## What to do
Print, word for word, the opening line of the data below and every line after it through the line that contains "(530,565) .. (470,595);", but not the pictures.

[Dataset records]
+---+

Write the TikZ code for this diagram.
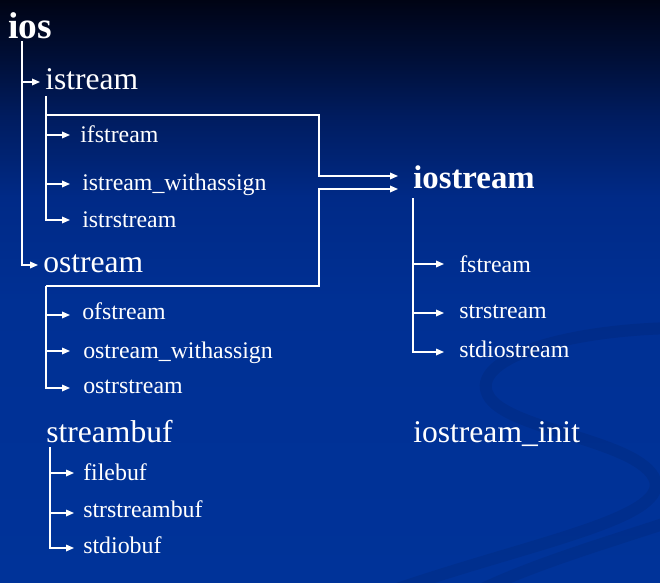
\documentclass[tikz,border=0pt]{standalone}
\usepackage{fontspec}
\setmainfont{Liberation Serif}
\usetikzlibrary{arrows.meta,calc}

% background colours, top to bottom
\definecolor{bgtop}{RGB}{0,4,20}
\definecolor{bg0}{RGB}{0,6,28}
\definecolor{bg1}{RGB}{0,15,55}
\definecolor{bg2}{RGB}{0,28,95}
\definecolor{bg3}{RGB}{0,42,135}
\definecolor{bg4}{RGB}{0,48,148}
\definecolor{bgbot}{RGB}{0,51,153}
\pgfdeclareverticalshading{bgshade}{100bp}{color(0bp)=(bgbot); color(25bp)=(bgbot);
  color(49bp)=(bg4); color(58bp)=(bg3); color(65bp)=(bg2); color(70bp)=(bg1);
  color(74bp)=(bg0); color(75bp)=(bgtop); color(100bp)=(bgtop)}

\tikzset{
  lbl/.style={anchor=base west, inner sep=0pt, text=white},
  big/.style={lbl, font=\fontsize{23.7}{26}\selectfont},
  sub/.style={lbl, font=\fontsize{17.9}{20}\selectfont},
  hd/.style={lbl, font=\bfseries\fontsize{24.6}{28}\selectfont},
  wire/.style={draw=white, line width=0.9pt},
  arr/.style={wire, -{Triangle[length=6pt,width=5pt]}},
  swirl/.style={draw=black, draw opacity=0.07, line width=9pt, line cap=round},
}

\begin{document}
\begin{tikzpicture}[x=0.75pt,y=-0.75pt]
\useasboundingbox (0,0) rectangle (660,582);
\shade[shading=bgshade] (0,0) rectangle (660,582);

% faint ribbon in the lower right corner
\draw[swirl] (675,328) .. controls (560,330) and (470,360) .. (488,395)
  .. controls (505,430) and (640,440) .. (655,480)
  .. controls (668,520) and (520,545) .. (380,595);
\draw[swirl] (675,520) .. controls (600,545) and (530,565) .. (470,595);

% class names
\node[hd, font=\bfseries\fontsize{28}{30}\selectfont] (ios) at (8,38) {ios};
\node[big] (istream) at (45,89) {istream};
\node[sub] (ifstream) at (80,142) {ifstream};
\node[sub] (iswa) at (82,190) {istream\_withassign};
\node[sub] (istrstream) at (82,227) {istrstream};
\node[big] (ostream) at (43,272) {ostream};
\node[sub] (ofstream) at (82,319) {ofstream};
\node[sub] (oswa) at (83,358) {ostream\_withassign};
\node[sub] (ostrstream) at (83,393) {ostrstream};
\node[big] (streambuf) at (46,442) {streambuf};
\node[sub] (filebuf) at (83,480) {filebuf};
\node[sub] (strstreambuf) at (83,517) {strstreambuf};
\node[sub] (stdiobuf) at (83,553) {stdiobuf};
\node[hd] (iostream) at (413,188) {iostream};
\node[sub] (fstream) at (459,272) {fstream};
\node[sub] (strstream) at (459,318) {strstream};
\node[sub] (stdiostream) at (459,357) {stdiostream};
\node[big] (init) at (413,442) {iostream\_init};

% trunk tops and arrow targets
\coordinate (iosT) at ($(ios.base west)+(14,3)$);
\coordinate (isT) at ($(istream.base west)+(1,7)$);
\coordinate (isJ) at ($(isT)+(0,19)$);
\coordinate (osT) at ($(ostream.base west)+(3,14)$);
\coordinate (sbT) at ($(streambuf.base west)+(4,5)$);
\coordinate (ioT) at ($(iostream.base west)+(0,10)$);

\coordinate (istreamA) at ($(istream.base west)+(-5,-7)$);
\coordinate (ostreamA) at ($(ostream.base west)+(-5,-7)$);
\coordinate (ifstreamA) at ($(ifstream.base west)+(-10,-7)$);
\coordinate (iswaA) at ($(iswa.base west)+(-12,-6)$);
\coordinate (istrstreamA) at ($(istrstream.base west)+(-12,-7)$);
\coordinate (ofstreamA) at ($(ofstream.base west)+(-12,-4)$);
\coordinate (oswaA) at ($(oswa.base west)+(-13,-7)$);
\coordinate (ostrstreamA) at ($(ostrstream.base west)+(-13,-5)$);
\coordinate (filebufA) at ($(filebuf.base west)+(-9,-7)$);
\coordinate (strstreambufA) at ($(strstreambuf.base west)+(-9,-4)$);
\coordinate (stdiobufA) at ($(stdiobuf.base west)+(-9,-5)$);
\coordinate (fstreamA) at ($(fstream.base west)+(-15,-8)$);
\coordinate (strstreamA) at ($(strstream.base west)+(-15,-5)$);
\coordinate (stdiostreamA) at ($(stdiostream.base west)+(-15,-5)$);
\coordinate (ioA) at ($(iostream.base west)+(-15,-12)$);
\coordinate (ioB) at ($(iostream.base west)+(-15,1)$);
\coordinate (jA) at ($(ioA)+(-79,0)$);
\coordinate (jB) at ($(ioB)+(-79,0)$);

% ios
\draw[arr] (iosT) |- (istreamA);
\draw[arr] (iosT) |- (ostreamA);

% istream
\draw[arr] (isT) |- (istrstreamA);
\draw[arr] (isT |- ifstreamA) -- (ifstreamA);
\draw[arr] (isT |- iswaA) -- (iswaA);

% ostream
\draw[arr] (osT) |- (ostrstreamA);
\draw[arr] (osT |- ofstreamA) -- (ofstreamA);
\draw[arr] (osT |- oswaA) -- (oswaA);

% both feed iostream
\draw[arr] (isJ) -| (jA) -- (ioA);
\draw[arr] (osT) -| (jB) -- (ioB);

% streambuf
\draw[arr] (sbT) |- (stdiobufA);
\draw[arr] (sbT |- filebufA) -- (filebufA);
\draw[arr] (sbT |- strstreambufA) -- (strstreambufA);

% iostream
\draw[arr] (ioT) |- (stdiostreamA);
\draw[arr] (ioT |- fstreamA) -- (fstreamA);
\draw[arr] (ioT |- strstreamA) -- (strstreamA);
\end{tikzpicture}
\end{document}
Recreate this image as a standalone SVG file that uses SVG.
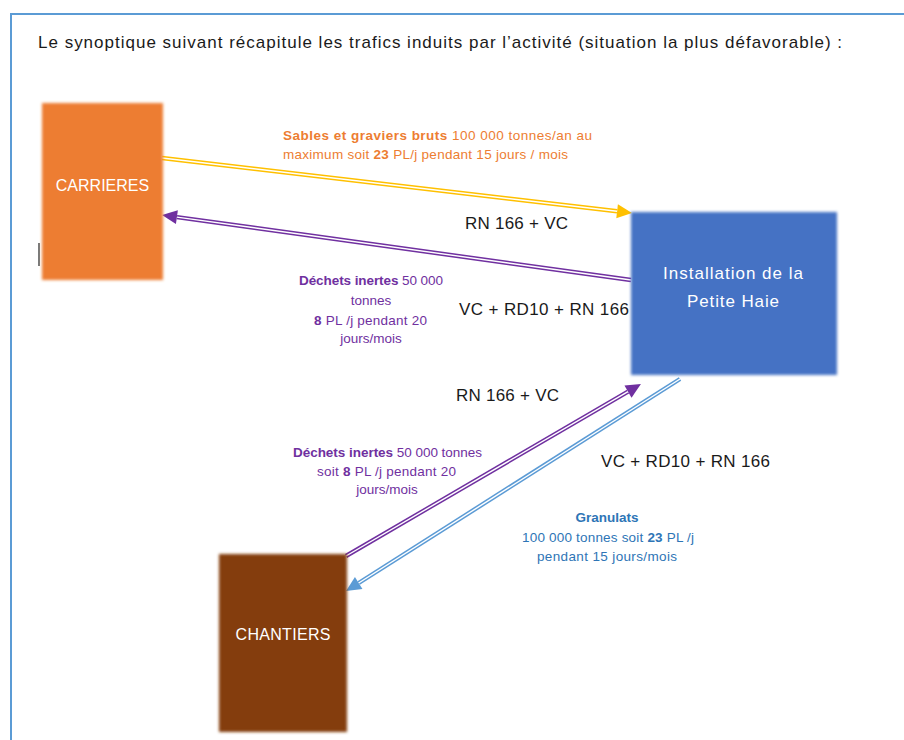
<svg xmlns="http://www.w3.org/2000/svg" width="904" height="740" viewBox="0 0 904 740">
  <style>
    text { font-family: "Liberation Sans", Arial, sans-serif; }
    .title { font-size: 17px; fill: #1a1a1a; }
    .box { font-size: 16px; fill: #ffffff; }
    .box2 { font-size: 17px; fill: #ffffff; }
    .road { font-size: 17px; fill: #1a1a1a; }
    .lbl { font-size: 13.5px; }
    .or { fill: #ED7D31; }
    .pu { fill: #7030A0; }
    .bl { fill: #2E75B6; }
    .b { font-weight: bold; }
    .gap { stroke: #ffffff; stroke-width: 1.4; fill: none; }
  </style>
  <defs>
    <filter id="soft" x="-10%" y="-10%" width="120%" height="120%">
      <feGaussianBlur stdDeviation="1.6"/>
    </filter>
    <marker id="ahY" markerUnits="userSpaceOnUse" markerWidth="16" markerHeight="15" refX="0" refY="7" orient="auto" overflow="visible">
      <path d="M0,0 L15,7 L0,14 z" fill="#FFC000"/>
    </marker>
    <marker id="ahP" markerUnits="userSpaceOnUse" markerWidth="16" markerHeight="15" refX="0" refY="7" orient="auto" overflow="visible">
      <path d="M0,0 L15,7 L0,14 z" fill="#7030A0"/>
    </marker>
    <marker id="ahB" markerUnits="userSpaceOnUse" markerWidth="16" markerHeight="15" refX="0" refY="7" orient="auto" overflow="visible">
      <path d="M0,0 L15,7 L0,14 z" fill="#5B9BD5"/>
    </marker>
  </defs>

  <rect width="904" height="740" fill="#ffffff"/>
  <!-- page frame -->
  <path d="M11,740 L11,14 L904,14" fill="none" stroke="#5B9BD5" stroke-width="2"/>
  <!-- text cursor -->
  <line x1="39" y1="243" x2="39" y2="266" stroke="#222" stroke-width="1.2"/>

  <text class="title" x="38" y="48" textLength="804">Le synoptique suivant récapitule les trafics induits par l’activité (situation la plus défavorable) :</text>

  <g id="connectors">
    <g id="c-carrieres-installation">
      <path d="M162,158 L617.1,211.3" stroke="#FFC000" stroke-width="4.4" fill="none" marker-end="url(#ahY)"/>
      <path class="gap" d="M162,158 L617.1,211.3"/>
    </g>
    <g id="c-installation-carrieres">
      <path d="M631,280 L176.9,217.1" stroke="#7030A0" stroke-width="4.4" fill="none" marker-end="url(#ahP)"/>
      <path class="gap" d="M631,280 L176.9,217.1"/>
    </g>
    <g id="c-chantiers-installation">
      <path d="M346,556 L628,391.6" stroke="#7030A0" stroke-width="4.4" fill="none" marker-end="url(#ahP)"/>
      <path class="gap" d="M346,556 L628,391.6"/>
    </g>
    <g id="c-installation-chantiers">
      <path d="M680,379 L358.7,583" stroke="#5B9BD5" stroke-width="4.4" fill="none" marker-end="url(#ahB)"/>
      <path class="gap" d="M680,379 L358.7,583"/>
    </g>
  </g>

  <g id="carrieres">
    <rect x="42" y="103" width="121" height="177" fill="#ED7D31" filter="url(#soft)"/>
    <text class="box" x="102.5" y="191" text-anchor="middle">CARRIERES</text>
  </g>

  <g id="installation">
    <rect x="631" y="212" width="206" height="163" fill="#4472C4" filter="url(#soft)"/>
    <text class="box2" x="733" y="279" text-anchor="middle" textLength="140">Installation de la</text>
    <text class="box2" x="733" y="307" text-anchor="middle" textLength="92">Petite Haie</text>
  </g>

  <g id="chantiers">
    <rect x="219" y="554" width="128" height="178" fill="#843C0C" filter="url(#soft)"/>
    <text class="box" x="283" y="640" text-anchor="middle" textLength="95">CHANTIERS</text>
  </g>

  <g id="labels">
    <text class="lbl or" x="283" y="140" textLength="309"><tspan class="b">Sables et graviers bruts</tspan> 100 000 tonnes/an au</text>
    <text class="lbl or" x="283" y="159" textLength="285">maximum soit <tspan class="b">23</tspan> PL/j pendant 15 jours / mois</text>

    <text class="road" x="465" y="229" textLength="103">RN 166 + VC</text>

    <text class="lbl pu" x="299" y="285" textLength="144"><tspan class="b">Déchets inertes</tspan> 50 000</text>
    <text class="lbl pu" x="371" y="305" text-anchor="middle">tonnes</text>
    <text class="lbl pu" x="314" y="325" textLength="113"><tspan class="b">8</tspan> PL /j pendant 20</text>
    <text class="lbl pu" x="371" y="343" text-anchor="middle">jours/mois</text>

    <text class="road" x="459" y="315" textLength="170">VC + RD10 + RN 166</text>

    <text class="road" x="456" y="401" textLength="103">RN 166 + VC</text>

    <text class="lbl pu" x="293" y="457" textLength="189"><tspan class="b">Déchets inertes</tspan> 50 000 tonnes</text>
    <text class="lbl pu" x="317" y="476" textLength="139">soit <tspan class="b">8</tspan> PL /j pendant 20</text>
    <text class="lbl pu" x="387" y="494" text-anchor="middle">jours/mois</text>

    <text class="road" x="601" y="467" textLength="169">VC + RD10 + RN 166</text>

    <text class="lbl bl b" x="607" y="522" text-anchor="middle">Granulats</text>
    <text class="lbl bl" x="522" y="542" textLength="172">100 000 tonnes soit <tspan class="b">23</tspan> PL /j</text>
    <text class="lbl bl" x="537" y="561" textLength="140">pendant 15 jours/mois</text>
  </g>
</svg>
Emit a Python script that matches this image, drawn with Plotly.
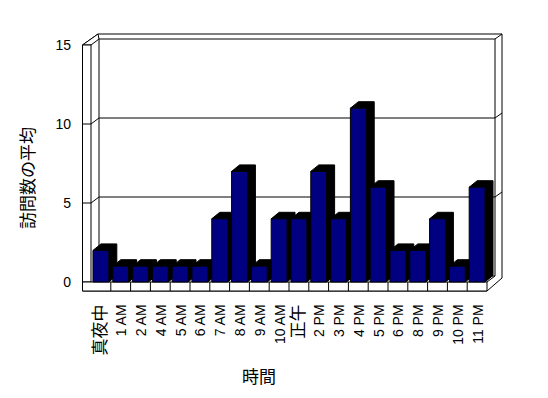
import plotly.graph_objects as go

categories = ["真夜中", "1 AM", "2 AM", "4 AM", "5 AM", "6 AM", "7 AM", "8 AM", "9 AM", "10 AM",
              "正午", "2 PM", "3 PM", "4 PM", "5 PM", "6 PM", "8 PM", "9 PM", "10 PM", "11 PM"]
values = [2, 1, 1, 1, 1, 1, 4, 7, 1, 4, 4, 7, 4, 11, 6, 2, 2, 4, 1, 6]
y_ticks = [0, 5, 10, 15]
y_max = 15
x_title = "時間"
y_title = "訪問数の平均"

# geometry (pixel scale of the pseudo-3D drawing)
UX = 19.8   # px per category
UY = 15.8   # px per value unit
def ox(p): return p / UX
def oy(p): return p / UY

OFF = 8  # page body margin
n = len(categories)
XL, XR = -0.5, n - 0.5
BW = 0.8
# plot area in screen pixels
L, R, T, B = 60, 520, 20, 300
X0PX, Y0PX = 91, 282
xr = [(L - X0PX) / UX - 0.5, (R - X0PX) / UX - 0.5]
yr = [(Y0PX - B) / UY, (Y0PX - T) / UY]

def px(x): return (x - L) / (R - L)
def py(y): return (B - y) / (B - T)

def poly(pts):
    return "M " + " L ".join(f"{x},{y}" for x, y in pts) + " Z"

def line(pts):
    return "M " + " L ".join(f"{x},{y}" for x, y in pts)

shapes = []
base = dict(xref="x", yref="y", layer="below")
blk = dict(color="black", width=1)
# back wall (outer)
shapes.append(dict(type="path", path=poly([(XL + ox(7), y_max + oy(11)), (XR + ox(15), y_max + oy(11)),
                                           (XR + ox(15), oy(4)), (XR, -oy(9)), (XL - ox(8.5), -oy(9)),
                                           (XL - ox(8.5), y_max)]),
                   fillcolor="white", line=blk, **base))
# back wall inner face
shapes.append(dict(type="rect", x0=XL + ox(8), x1=XR + ox(8), y0=oy(6), y1=y_max + oy(6),
                   fillcolor="white", line=blk, **base))
# right wall corner lines
shapes.append(dict(type="path", path=line([(XR + ox(8), y_max + oy(6)), (XR + ox(15), y_max + oy(11))]),
                   line=blk, **base))
shapes.append(dict(type="path", path=line([(XR, 0), (XR + ox(8), oy(6))]), line=blk, **base))
# left wall
shapes.append(dict(type="path", path=poly([(XL - ox(8.5), y_max), (XL, y_max), (XL + ox(8), y_max + oy(6)),
                                           (XL + ox(7), y_max + oy(11))]),
                   fillcolor="white", line=blk, **base))
shapes.append(dict(type="rect", x0=XL - ox(8.5), x1=XL, y0=0, y1=y_max,
                   fillcolor="white", line=blk, **base))
# floor front face
shapes.append(dict(type="rect", x0=XL - ox(8.5), x1=XR, y0=-oy(9), y1=0,
                   fillcolor="white", line=blk, **base))
# gridlines
for v in y_ticks[1:-1]:
    shapes.append(dict(type="path", path=line([(XL, v), (XL + ox(8), v + oy(6)), (XR + ox(8), v + oy(6)),
                                               (XR + ox(15), v + oy(11))]),
                       line=blk, **base))
    shapes.append(dict(type="path", path=line([(XL - ox(8.5), v), (XL, v)]), line=blk, **base))
# category tick marks on floor
for i in range(1, n):
    shapes.append(dict(type="path", path=line([(i - 0.5, 0), (i - 0.5, -oy(9))]), line=blk, **base))
# bar depth (side + top)
dxb, dyb = ox(8), oy(6.5)
for i, v in enumerate(values):
    a, b = i - BW / 2, i + BW / 2
    shapes.append(dict(type="path",
                       path=poly([(b, 0), (b + dxb, dyb), (b + dxb, v + dyb), (a + dxb, v + dyb), (a, v), (b, v)]),
                       fillcolor="black", line=blk, **base))

def tick_text(s):
    if any(ord(c) > 0x2E80 for c in s):
        return s
    return f"<span style='font-size:14px'>{s}</span>"

fig = go.Figure()
fig.add_trace(go.Bar(x=list(range(n)), y=values, width=BW,
                     marker=dict(color="#000080", line=dict(color="black", width=1)),
                     hoverinfo="skip", showlegend=False))

fig.update_layout(
    width=548 - OFF, height=398 - OFF,
    margin=dict(l=L - OFF, r=548 - R, t=T - OFF, b=398 - B, pad=0),
    paper_bgcolor="white", plot_bgcolor="white",
    font=dict(family="Liberation Sans, Noto Sans CJK JP, sans-serif", size=13, color="black"),
    shapes=shapes,
    xaxis=dict(range=xr, showgrid=False, zeroline=False, showline=False,
               tickvals=list(range(n)), ticktext=[tick_text(c) for c in categories],
               tickangle=-90, ticks="", anchor="free", position=py(291),
               tickfont=dict(family="Liberation Sans, Noto Sans CJK JP", size=17, color="black"),
               ticklabelstandoff=9, fixedrange=True),
    yaxis=dict(range=yr, showgrid=False, zeroline=False, showline=False,
               tickvals=y_ticks, ticks="", anchor="free", position=px(82),
               tickfont=dict(size=14, color="black"),
               ticklabelstandoff=11, fixedrange=True),
    annotations=[
        dict(text=y_title, textangle=-90, x=px(26), y=py(178), xanchor="center", yanchor="middle",
             xref="paper", yref="paper", showarrow=False,
             font=dict(family="Noto Sans CJK JP", size=17, color="black")),
        dict(text=x_title, x=px(259), y=py(375), xanchor="center", yanchor="middle",
             xref="paper", yref="paper", showarrow=False,
             font=dict(family="Noto Sans CJK JP", size=17, color="black")),
    ],
)

fig.write_html("out.html")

+---+

## Answer in full
Write the TikZ code for this diagram.
\documentclass[tikz,border=0pt]{standalone}
\usepackage{fontspec}
\setmainfont{Liberation Serif}
\usetikzlibrary{arrows.meta,calc}

% background colours, top to bottom
\definecolor{bgtop}{RGB}{0,4,20}
\definecolor{bg0}{RGB}{0,6,28}
\definecolor{bg1}{RGB}{0,15,55}
\definecolor{bg2}{RGB}{0,28,95}
\definecolor{bg3}{RGB}{0,42,135}
\definecolor{bg4}{RGB}{0,48,148}
\definecolor{bgbot}{RGB}{0,51,153}
\pgfdeclareverticalshading{bgshade}{100bp}{color(0bp)=(bgbot); color(25bp)=(bgbot);
  color(49bp)=(bg4); color(58bp)=(bg3); color(65bp)=(bg2); color(70bp)=(bg1);
  color(74bp)=(bg0); color(75bp)=(bgtop); color(100bp)=(bgtop)}

\tikzset{
  lbl/.style={anchor=base west, inner sep=0pt, text=white},
  big/.style={lbl, font=\fontsize{23.7}{26}\selectfont},
  sub/.style={lbl, font=\fontsize{17.9}{20}\selectfont},
  hd/.style={lbl, font=\bfseries\fontsize{24.6}{28}\selectfont},
  wire/.style={draw=white, line width=0.9pt},
  arr/.style={wire, -{Triangle[length=6pt,width=5pt]}},
  swirl/.style={draw=black, draw opacity=0.07, line width=9pt, line cap=round},
}

\begin{document}
\begin{tikzpicture}[x=0.75pt,y=-0.75pt]
\useasboundingbox (0,0) rectangle (660,582);
\shade[shading=bgshade] (0,0) rectangle (660,582);

% faint ribbon in the lower right corner
\draw[swirl] (675,328) .. controls (560,330) and (470,360) .. (488,395)
  .. controls (505,430) and (640,440) .. (655,480)
  .. controls (668,520) and (520,545) .. (380,595);
\draw[swirl] (675,520) .. controls (600,545) and (530,565) .. (470,595);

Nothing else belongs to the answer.